3 companies analysts recommend avoiding
Not every well-known stock is a buy according to Wall Street. For three major US companies, the analyst consensus currently stands at “sell.” The reasons differ significantly for each. From a cooling US housing market to capital outflows from actively managed funds to a scandal at a Japanese subsidiary. Which three companies is Wall Street currently looking down on, and what exactly is behind it?

Key points
The second-largest US homebuilder has the worst consensus of the trio according to aggregators. More than half of analysts recommend selling the stock, and quarterly earnings per share fell more than 30% year-over-year.
An asset manager with $1.89 trillion under management is battling persistent capital outflows from mutual funds. After a strong run in recent weeks, the stock is trading well above analysts’ average price target.
The insurance giant is grappling with a suspension of new policy sales in Japan due to embezzlement of client funds by employees. Remediation costs are set to exceed half a billion dollars this year.
At the same time, all three companies offer a dividend, and two of them are long-time dividend payers with yields around 5%.
Analyst recommendations are not infallible and blindly following them may not pay off. Still, when a large, well-known company has zero buy ratings, a significant share of “sell” ratings, and price targets below the current market price, it is a signal that an investor should not ignore. That is precisely the situation today for three companies that are otherwise established names in the US market.

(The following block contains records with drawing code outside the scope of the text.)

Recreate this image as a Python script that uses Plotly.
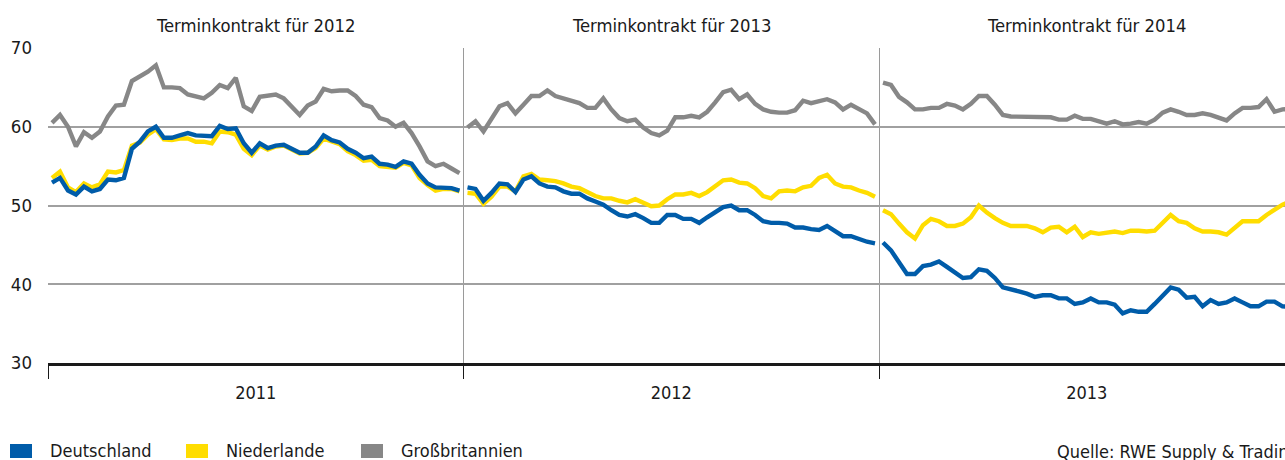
import plotly.graph_objects as go

# ---- data (weekly forward prices, EUR/MWh) ----
years = [2011, 2012, 2013]
panel_titles = ["Terminkontrakt für 2012", "Terminkontrakt für 2013", "Terminkontrakt für 2014"]
series_names = ["Großbritannien", "Niederlande", "Deutschland"]

gb_2011 = [60.5, 61.5, 60.0, 57.5, 59.3, 58.6, 59.4, 61.3, 62.7, 62.8,
           65.8, 66.4, 67.0, 67.8, 65.0, 65.0, 64.9, 64.1, 63.9, 63.6,
           64.3, 65.3, 64.9, 66.2, 62.6, 62.0, 63.8, 63.9, 64.1, 63.6,
           62.5, 61.5, 62.7, 63.2, 64.8, 64.5, 64.6, 64.6, 63.9, 62.8,
           62.5, 61.1, 60.8, 60.0, 60.5, 59.2, 57.5, 55.6, 55.0, 55.3,
           54.7, 54.1]
nl_2011 = [53.5, 54.3, 52.3, 51.7, 52.8, 52.3, 52.7, 54.3, 54.2, 54.5,
           57.6, 58.0, 59.0, 59.7, 58.4, 58.3, 58.5, 58.5, 58.1, 58.1,
           57.9, 59.4, 59.3, 59.0, 57.2, 56.4, 57.6, 57.1, 57.5, 57.6,
           57.1, 56.6, 56.7, 57.3, 58.5, 58.1, 57.8, 56.9, 56.4, 55.7,
           55.8, 55.0, 54.9, 54.8, 55.4, 55.1, 53.5, 52.6, 51.9, 52.1,
           52.1, 51.8]
de_2011 = [52.9, 53.5, 51.9, 51.4, 52.4, 51.8, 52.1, 53.3, 53.2, 53.5,
           57.2, 58.1, 59.4, 60.0, 58.6, 58.6, 58.9, 59.2, 58.9, 58.9,
           58.8, 60.1, 59.7, 59.8, 57.9, 56.7, 57.9, 57.3, 57.6, 57.7,
           57.2, 56.7, 56.7, 57.5, 58.9, 58.3, 58.0, 57.2, 56.7, 56.0,
           56.2, 55.3, 55.2, 54.9, 55.6, 55.3, 53.9, 52.8, 52.3, 52.3,
           52.2, 51.9]

gb_2012 = [59.9, 60.7, 59.4, 61.0, 62.6, 63.0, 61.7, 62.8, 63.9, 63.9,
           64.6, 63.9, 63.6, 63.2, 63.0, 62.4, 62.4, 63.6, 62.2, 61.1,
           60.7, 60.9, 59.9, 59.2, 58.9, 59.5, 61.2, 61.2, 61.4, 61.2,
           61.9, 63.1, 64.4, 64.7, 63.5, 64.1, 62.9, 62.2, 61.9, 61.8,
           61.8, 62.1, 63.3, 63.0, 63.3, 63.5, 63.1, 62.2, 62.8, 62.2,
           61.7, 60.3]
nl_2012 = [51.6, 51.5, 50.2, 51.1, 52.4, 52.4, 51.8, 53.7, 54.0, 53.3,
           53.2, 53.1, 52.8, 52.4, 52.2, 51.7, 51.2, 50.9, 50.9, 50.6,
           50.4, 50.8, 50.4, 49.9, 50.0, 50.8, 51.4, 51.4, 51.6, 51.2,
           51.7, 52.4, 53.2, 53.3, 52.9, 52.8, 52.2, 51.2, 50.9, 51.8,
           51.9, 51.8, 52.3, 52.5, 53.5, 53.9, 52.8, 52.4, 52.3, 51.9,
           51.6, 51.1]
de_2012 = [52.3, 52.1, 50.6, 51.6, 52.8, 52.7, 51.7, 53.3, 53.7, 52.8,
           52.4, 52.3, 51.8, 51.5, 51.5, 50.9, 50.5, 50.1, 49.4, 48.8,
           48.6, 48.9, 48.4, 47.8, 47.8, 48.8, 48.8, 48.3, 48.3, 47.8,
           48.5, 49.2, 49.8, 50.0, 49.4, 49.4, 48.8, 48.0, 47.8, 47.8,
           47.7, 47.2, 47.2, 47.0, 46.9, 47.4, 46.7, 46.1, 46.1, 45.7,
           45.4, 45.2]

gb_2013 = [65.6, 65.3, 63.8, 63.1, 62.2, 62.2, 62.4, 62.4, 62.9, 62.7,
           62.2, 62.9, 63.9, 63.9, 62.8, 61.5, 61.3, 61.3, 61.3, 61.3,
           61.3, 61.2, 60.9, 60.9, 61.4, 61.0, 61.0, 60.7, 60.4, 60.7,
           60.3, 60.4, 60.6, 60.4, 60.9, 61.8, 62.2, 61.9, 61.5, 61.5,
           61.7, 61.5, 61.2, 60.8, 61.7, 62.4, 62.4, 62.5, 63.5, 61.9,
           62.2, 62.3]
nl_2013 = [49.4, 48.9, 47.7, 46.6, 45.8, 47.5, 48.3, 48.0, 47.4, 47.4,
           47.7, 48.5, 50.0, 49.1, 48.4, 47.8, 47.4, 47.4, 47.4, 47.1,
           46.6, 47.2, 47.3, 46.6, 47.3, 46.0, 46.6, 46.4, 46.5, 46.7,
           46.5, 46.8, 46.8, 46.7, 46.8, 47.8, 48.8, 48.0, 47.8, 47.1,
           46.7, 46.7, 46.6, 46.3, 47.2, 48.0, 48.0, 48.0, 48.8, 49.4,
           50.1, 50.5]
de_2013 = [45.3, 44.3, 42.8, 41.3, 41.3, 42.3, 42.5, 42.9, 42.2, 41.5,
           40.8, 40.9, 41.9, 41.7, 40.8, 39.6, 39.4, 39.1, 38.8, 38.4,
           38.6, 38.6, 38.2, 38.2, 37.5, 37.7, 38.2, 37.7, 37.7, 37.4,
           36.3, 36.7, 36.5, 36.5, 37.5, 38.6, 39.6, 39.3, 38.3, 38.4,
           37.2, 38.0, 37.5, 37.7, 38.2, 37.7, 37.2, 37.2, 37.8, 37.8,
           37.2, 37.1]

data = {
    "Großbritannien": [gb_2011, gb_2012, gb_2013],
    "Niederlande": [nl_2011, nl_2012, nl_2013],
    "Deutschland": [de_2011, de_2012, de_2013],
}
colors = {"Deutschland": "#005ca9", "Niederlande": "#ffdd00", "Großbritannien": "#878787"}
legend_order = ["Deutschland", "Niederlande", "Großbritannien"]

FONT = "DejaVu Sans Condensed, Liberation Sans Narrow, sans-serif"
FS = 18
W, H = 1285, 460
ML, MT, MB = 48, 48, 97
plot_w = W - ML
plot_h = H - MT - MB

fig = go.Figure()
for name in series_names:
    for yr, vals in zip(years, data[name]):
        n = len(vals)
        xs = [yr + (i + 0.5) / 52 for i in range(n)]
        fig.add_trace(go.Scatter(
            x=xs, y=vals, mode="lines", name=name, showlegend=False,
            line=dict(color=colors[name], width=4.4, shape="linear"),
            hoverinfo="skip", cliponaxis=True,
        ))

x_end = years[0] + plot_w / 415.5

fig.update_layout(
    width=W, height=H,
    margin=dict(l=ML, r=0, t=MT, b=MB, pad=0, autoexpand=False),
    plot_bgcolor="white", paper_bgcolor="white",
    font=dict(family=FONT, size=FS, color="#1a1a1a"),
    showlegend=False,
    xaxis=dict(
        range=[years[0], x_end], showgrid=False, zeroline=False, automargin=False,
        showline=True, linecolor="#1a1a1a", linewidth=2.5,
        tickvals=[y + 0.5 for y in years], ticktext=[str(y) for y in years],
        ticks="", ticklen=0, ticklabelstandoff=12,
        tickfont=dict(family=FONT, size=FS, color="#1a1a1a"),
        minor=dict(tickvals=years, ticks="outside", ticklen=13, tickwidth=1.2,
                   tickcolor="#1a1a1a", showgrid=True, gridcolor="#9a9a9a", gridwidth=1.3),
        fixedrange=True,
    ),
    yaxis=dict(
        range=[30, 70], tickvals=[30, 40, 50, 60, 70], automargin=False,
        showgrid=True, gridcolor="#a0a0a0", gridwidth=1.5,
        zeroline=False, showline=False, ticks="", ticklabelstandoff=15,
        tickfont=dict(family=FONT, size=18.5, color="#1a1a1a"),
        fixedrange=True,
    ),
)

def px_x(px):
    return (px - ML) / plot_w

def px_y(py):
    return (H - MB - py) / plot_h

# panel titles
for yr, title in zip(years, panel_titles):
    fig.add_annotation(x=yr + 0.5, xref="x", y=px_y(25), yref="paper",
                       text=title, showarrow=False, xanchor="center", yanchor="middle",
                       font=dict(family=FONT, size=18.3, color="#1a1a1a"))

# legend (manual, square swatches)
legend_x = [10, 186, 361]
for name, lx in zip(legend_order, legend_x):
    fig.add_shape(type="rect", xref="paper", yref="paper",
                  x0=px_x(lx), x1=px_x(lx + 22), y0=px_y(458), y1=px_y(444),
                  fillcolor=colors[name], line=dict(width=0))
    fig.add_annotation(x=px_x(lx + 38), xref="paper", y=px_y(451), yref="paper",
                       text=name, showarrow=False, xanchor="left", yanchor="middle",
                       font=dict(family=FONT, size=FS, color="#1a1a1a"))

fig.add_annotation(x=px_x(1055), xref="paper", y=px_y(452), yref="paper",
                   text="Quelle: RWE Supply & Trading", showarrow=False,
                   xanchor="left", yanchor="middle",
                   font=dict(family=FONT, size=FS, color="#1a1a1a"))

fig.write_html("out.html", config={"displayModeBar": False},
               post_script="document.body.style.margin='0';document.body.style.overflow='hidden';")
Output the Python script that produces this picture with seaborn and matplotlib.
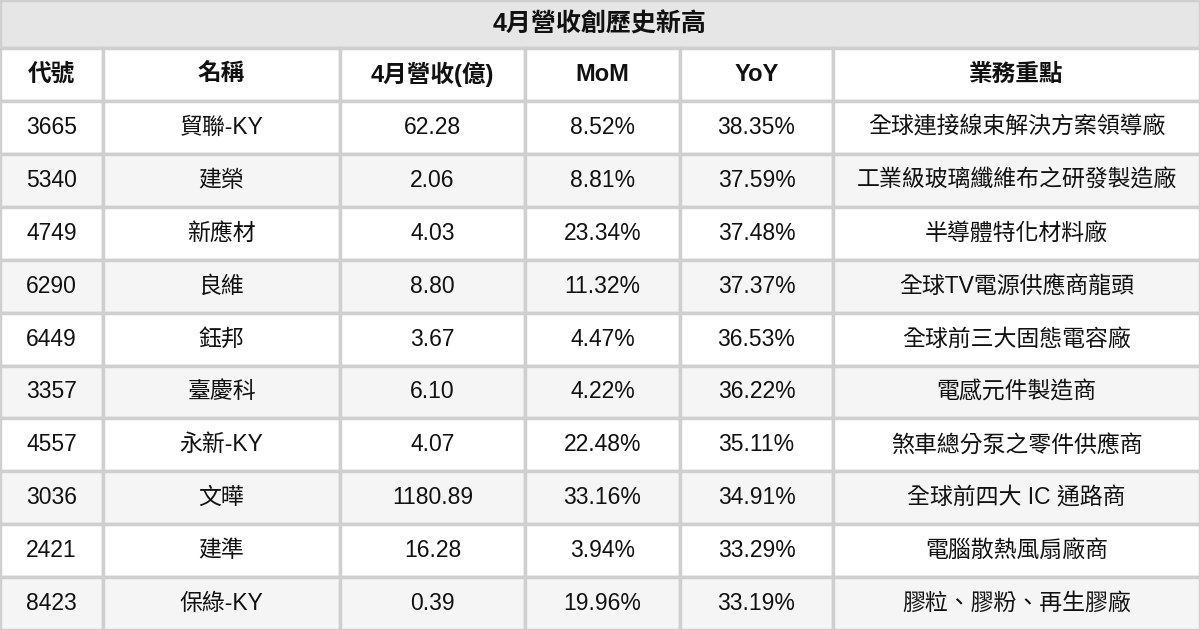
import matplotlib
matplotlib.use("Agg")
import matplotlib.pyplot as plt
from matplotlib.patches import Rectangle
import seaborn as sns

sns.set_theme(style="white")
plt.rcParams["font.family"] = ["Liberation Sans", "Noto Sans CJK TC"]

title = "4月營收創歷史新高"
headers = ["代號", "名稱", "4月營收(億)", "MoM", "YoY", "業務重點"]
codes = ["3665", "5340", "4749", "6290", "6449", "3357", "4557", "3036", "2421", "8423"]
names = ["貿聯-KY", "建榮", "新應材", "良維", "鈺邦", "臺慶科", "永新-KY", "文曄", "建準", "保綠-KY"]
revenue = [62.28, 2.06, 4.03, 8.80, 3.67, 6.10, 4.07, 1180.89, 16.28, 0.39]
mom = [8.52, 8.81, 23.34, 11.32, 4.47, 4.22, 22.48, 33.16, 3.94, 19.96]
yoy = [38.35, 37.59, 37.48, 37.37, 36.53, 36.22, 35.11, 34.91, 33.29, 33.19]
business = ["全球連接線束解決方案領導廠", "工業級玻璃纖維布之研發製造廠", "半導體特化材料廠",
            "全球TV電源供應商龍頭", "全球前三大固態電容廠", "電感元件製造商",
            "煞車總分泵之零件供應商", "全球前四大 IC 通路商", "電腦散熱風扇廠商", "膠粒、膠粉、再生膠廠"]

col_edges = [0, 103, 340, 525, 680, 833, 1200]
title_h = 48
header_top, header_h = 48, 53
row_h = (630 - 101) / len(codes)
border = "#cfcfcf"

fig = plt.figure(figsize=(12, 6.3), dpi=100)
ax = fig.add_axes([0, 0, 1, 1])
ax.set_xlim(0, 1200)
ax.set_ylim(630, 0)
ax.axis("off")

ax.add_patch(Rectangle((0, 0), 1200, title_h, facecolor="#e6e6e6", edgecolor=border, lw=2.5))
ax.text(600, title_h / 2, title, ha="center", va="center", fontsize=18, fontweight="bold", color="#111")

def row(y, h, vals, bg, bold=False):
    for i, v in enumerate(vals):
        x0, x1 = col_edges[i], col_edges[i + 1]
        ax.add_patch(Rectangle((x0, y), x1 - x0, h, facecolor=bg, edgecolor=border, lw=2.5))
        ax.text((x0 + x1) / 2, y + h / 2, v, ha="center", va="center",
                fontsize=17 if bold else 16.5, fontweight="bold" if bold else "normal", color="#111")

row(header_top, header_h, headers, "white", bold=True)
for k in range(len(codes)):
    vals = [codes[k], names[k], f"{revenue[k]:.2f}", f"{mom[k]:.2f}%", f"{yoy[k]:.2f}%", business[k]]
    row(101 + k * row_h, row_h, vals, "white" if k % 2 == 0 else "#f5f5f5")

fig.savefig("out.png", dpi=100)
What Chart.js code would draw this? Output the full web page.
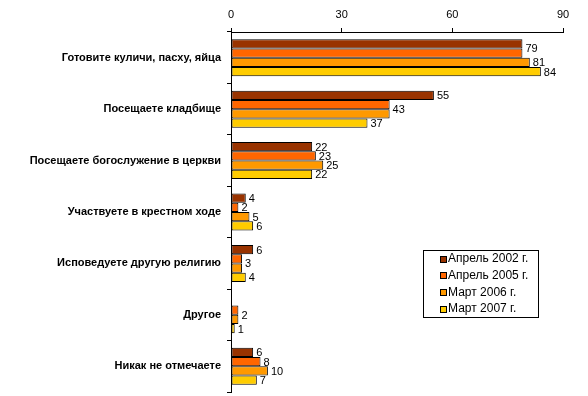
<!DOCTYPE html>
<html><head><meta charset="utf-8">
<script src="https://cdn.jsdelivr.net/npm/chart.js@4/dist/chart.umd.min.js"></script>
<style>html,body{margin:0;padding:0;background:#fff}#wrap{width:588px;height:396px;position:relative}</style>
</head><body><div id="wrap"><canvas id="c" width="588" height="396"></canvas></div>
<script>
const categories = ["Готовите куличи, пасху, яйца","Посещаете кладбище","Посещаете богослужение в церкви","Участвуете в крестном ходе","Исповедуете другую религию","Другое","Никак не отмечаете"];
const seriesNames = ["Апрель 2002 г.","Апрель 2005 г.","Март 2006 г.","Март 2007 г."];
const apr2002 = [79,55,22,4,6,null,6];
const apr2005 = [79,43,23,2,3,2,8];
const mar2006 = [81,43,25,5,3,2,10];
const mar2007 = [84,37,22,6,4,1,7];
const xTicks = [0,30,60,90];
const colors = ["#993300","#FF6600","#FF9900","#FFCC00"];

const FONT = "'Liberation Sans', Arial, sans-serif";
const allSeries = [apr2002, apr2005, mar2006, mar2007];

const labelPlugin = {
  id: 'vlabels',
  afterDatasetsDraw(chart) {
    const ctx = chart.ctx;
    ctx.save();
    ctx.font = "11px " + FONT;
    ctx.fillStyle = "#000";
    ctx.textBaseline = "middle";
    ctx.textAlign = "left";
    const dss = chart.data.datasets;
    dss.forEach((ds, di) => {
      const meta = chart.getDatasetMeta(di);
      meta.data.forEach((bar, i) => {
        const v = ds.data[i];
        if (v === null || v === undefined) return;
        if (di > 0 && dss[di - 1].data[i] === v) return;
        let y = bar.y + 1;
        if (di < dss.length - 1 && dss[di + 1].data[i] === v) {
          const nb = chart.getDatasetMeta(di + 1).data[i];
          y = (bar.y + nb.y) / 2 + 1;
        }
        ctx.fillText(String(v), bar.x + 3, y);
      });
    });
    ctx.restore();
  }
};

const legendPlugin = {
  id: 'boxlegend',
  afterDraw(chart) {
    const ctx = chart.ctx;
    ctx.save();
    const lx = 423, ly = 250, lw = 115, lh = 67;
    ctx.strokeStyle = "#000"; ctx.lineWidth = 1;
    ctx.strokeRect(lx + 0.5, ly + 0.5, lw, lh);
    ctx.font = "12px " + FONT;
    ctx.textBaseline = "middle";
    seriesNames.forEach((n, i) => {
      const y = ly + 8.5 + i * 16.7;
      const mx = lx + 17, my = Math.round(y - 3);
      ctx.fillStyle = colors[i];
      ctx.fillRect(mx + 0.5, my + 0.5, 6, 6);
      ctx.strokeRect(mx + 0.5, my + 0.5, 6, 6);
      ctx.fillStyle = "#000";
      ctx.fillText(n, lx + 25, y + 0.5);
    });
    ctx.restore();
  }
};

new Chart(document.getElementById('c'), {
  type: 'bar',
  data: {
    labels: categories,
    datasets: allSeries.map((d, i) => ({
      label: seriesNames[i],
      data: d,
      backgroundColor: colors[i],
      borderColor: "#000",
      borderWidth: 1,
      borderSkipped: false,
      categoryPercentage: 0.72,
      barPercentage: 1.0
    }))
  },
  options: {
    indexAxis: 'y',
    responsive: false,
    animation: false,
    devicePixelRatio: 1,
    layout: {padding: {top: 0, right: 25, bottom: 4, left: 0}},
    plugins: {legend: {display: false}, tooltip: {enabled: false}},
    scales: {
      x: {
        position: 'top',
        min: 0, max: 90,
        afterBuildTicks(s) { s.ticks = xTicks.map(v => ({value: v})); },
        afterFit(s) { s.height = 32; },
        ticks: {font: {family: FONT, size: 11}, color: "#000", padding: 6, maxRotation: 0},
        grid: {drawOnChartArea: false, drawTicks: true, tickLength: 4, color: "#000"},
        border: {display: true, color: "#000", width: 1}
      },
      y: {
        afterFit(s) { s.width = 231; s.paddingTop = 0; s.paddingBottom = 0; },
        ticks: {font: {family: FONT, size: 11, weight: 'bold'}, color: "#000", padding: 6},
        grid: {drawOnChartArea: false, drawTicks: true, tickLength: 4, color: "#000", offset: true},
        border: {display: true, color: "#000", width: 1}
      }
    }
  },
  plugins: [labelPlugin, legendPlugin]
});
</script></body></html>
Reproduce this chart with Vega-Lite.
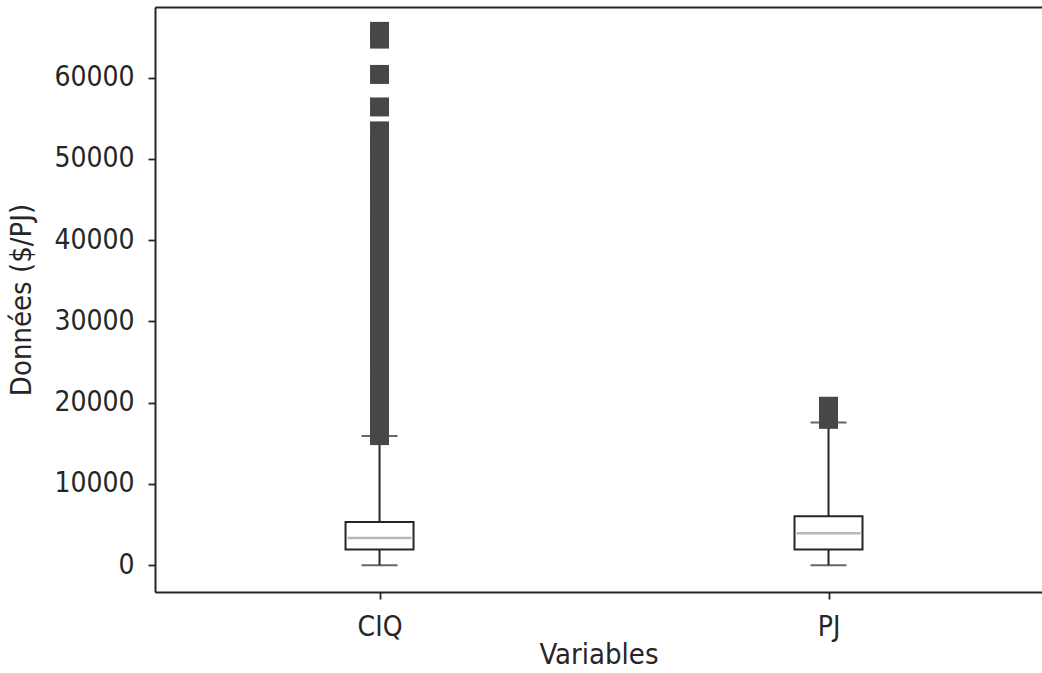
{
  "$schema": "https://vega.github.io/schema/vega-lite/v6.json",
  "autosize": {"type": "none"},
  "padding": {"left": 155, "top": 7, "right": 0, "bottom": 81},
  "width": 887,
  "height": 585,
  "background": "white",
  "config": {
    "view": {"stroke": null},
    "font": "DejaVu Sans Condensed",
    "axis": {
      "domain": true,
      "domainColor": "#262626",
      "domainWidth": 2,
      "grid": false,
      "tickColor": "#262626",
      "tickWidth": 1.8,
      "tickSize": 7,
      "labelColor": "#262626",
      "labelFont": "DejaVu Sans Condensed",
      "labelFontSize": 28,
      "titleColor": "#262626",
      "titleFont": "DejaVu Sans Condensed",
      "titleFontSize": 29,
      "titleFontWeight": "normal"
    }
  },
  "resolve": {"axis": {"x": "independent"}},
  "datasets": {
    "summary": [
      {"variable": "CIQ", "min": 0, "q1": 1930, "median": 3360, "q3": 5330, "max": 15890},
      {"variable": "PJ", "min": 0, "q1": 1930, "median": 3940, "q3": 6030, "max": 17570}
    ],
    "outliers": [
      {"variable": "CIQ", "value": 15950},
      {"variable": "CIQ", "value": 17200},
      {"variable": "CIQ", "value": 18600},
      {"variable": "CIQ", "value": 19800},
      {"variable": "CIQ", "value": 21300},
      {"variable": "CIQ", "value": 22500},
      {"variable": "CIQ", "value": 24000},
      {"variable": "CIQ", "value": 25400},
      {"variable": "CIQ", "value": 26700},
      {"variable": "CIQ", "value": 28100},
      {"variable": "CIQ", "value": 29500},
      {"variable": "CIQ", "value": 30800},
      {"variable": "CIQ", "value": 32300},
      {"variable": "CIQ", "value": 33600},
      {"variable": "CIQ", "value": 35000},
      {"variable": "CIQ", "value": 36400},
      {"variable": "CIQ", "value": 37800},
      {"variable": "CIQ", "value": 39100},
      {"variable": "CIQ", "value": 40600},
      {"variable": "CIQ", "value": 41900},
      {"variable": "CIQ", "value": 43300},
      {"variable": "CIQ", "value": 44700},
      {"variable": "CIQ", "value": 46100},
      {"variable": "CIQ", "value": 47500},
      {"variable": "CIQ", "value": 48800},
      {"variable": "CIQ", "value": 50300},
      {"variable": "CIQ", "value": 51700},
      {"variable": "CIQ", "value": 53450},
      {"variable": "CIQ", "value": 56400},
      {"variable": "CIQ", "value": 60400},
      {"variable": "CIQ", "value": 64750},
      {"variable": "CIQ", "value": 65700},
      {"variable": "PJ", "value": 17950},
      {"variable": "PJ", "value": 18600},
      {"variable": "PJ", "value": 19000},
      {"variable": "PJ", "value": 19560}
    ]
  },
  "layer": [
    {
      "data": {"name": "summary"},
      "mark": {"type": "rule", "color": "#262626", "strokeWidth": 2},
      "encoding": {
        "x": {
          "field": "variable",
          "type": "nominal",
          "scale": {"type": "point", "domain": ["CIQ", "PJ"], "padding": 0.4878, "align": 0.5126},
          "axis": {"title": "Variables", "labelAngle": 0, "labelPadding": 14, "titlePadding": -1}
        },
        "y": {
          "field": "min",
          "type": "quantitative",
          "scale": {"domain": [-3300, 68700], "nice": false, "zero": false},
          "axis": {"title": "Données ($/PJ)", "values": [0, 10000, 20000, 30000, 40000, 50000, 60000], "format": "d", "labelPadding": 14, "titlePadding": 17}
        },
        "y2": {"field": "q1"}
      }
    },
    {
      "data": {"name": "summary"},
      "mark": {"type": "rule", "color": "#262626", "strokeWidth": 2},
      "encoding": {
        "x": {"field": "variable", "type": "nominal", "axis": null},
        "y": {"field": "q3", "type": "quantitative"},
        "y2": {"field": "max"}
      }
    },
    {
      "data": {"name": "summary"},
      "mark": {"type": "tick", "color": "#262626", "size": 36, "thickness": 2, "orient": "horizontal"},
      "encoding": {
        "x": {"field": "variable", "type": "nominal", "axis": null},
        "y": {"field": "min", "type": "quantitative"}
      }
    },
    {
      "data": {"name": "summary"},
      "mark": {"type": "tick", "color": "#262626", "size": 36, "thickness": 2, "orient": "horizontal"},
      "encoding": {
        "x": {"field": "variable", "type": "nominal", "axis": null},
        "y": {"field": "max", "type": "quantitative"}
      }
    },
    {
      "data": {"name": "summary"},
      "mark": {"type": "bar", "width": 68, "fill": "white", "stroke": "#262626", "strokeWidth": 2},
      "encoding": {
        "x": {"field": "variable", "type": "nominal", "axis": null},
        "y": {"field": "q1", "type": "quantitative"},
        "y2": {"field": "q3"}
      }
    },
    {
      "data": {"name": "summary"},
      "mark": {"type": "tick", "color": "#9a9a9a", "size": 64, "thickness": 2.5, "orient": "horizontal"},
      "encoding": {
        "x": {"field": "variable", "type": "nominal", "axis": null},
        "y": {"field": "median", "type": "quantitative"}
      }
    },
    {
      "data": {"name": "outliers"},
      "mark": {"type": "point", "shape": "square", "size": 361, "filled": true, "fill": "#474747", "strokeWidth": 0, "opacity": 1},
      "encoding": {
        "x": {"field": "variable", "type": "nominal", "axis": {"orient": "top", "labels": false, "ticks": false, "title": null}},
        "y": {"field": "value", "type": "quantitative"}
      }
    }
  ]
}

Each of these firms fell out of favor with analysts for a completely different reason. For one, it is a classic cyclical problem, as the US housing market is going through its weakest period in years. For another, the reason is structural and linked to the long-term shift of capital from actively managed funds to cheaper passive products. And for the last of today’s selection, analysts’ caution stems from a one-off but very serious problem in the form of a scandal and the suspension of new policy sales in Japan.

Lennar $LEN
Lennar is the second-largest publicly traded homebuilder in the United States, right behind rival D.R. Horton $DHI. Founded in 1954, the company operates in 26 states and focuses primarily on first-time homebuyers, the segment most sensitive to mortgage rates and housing affordability. And that is its biggest problem in the current environment.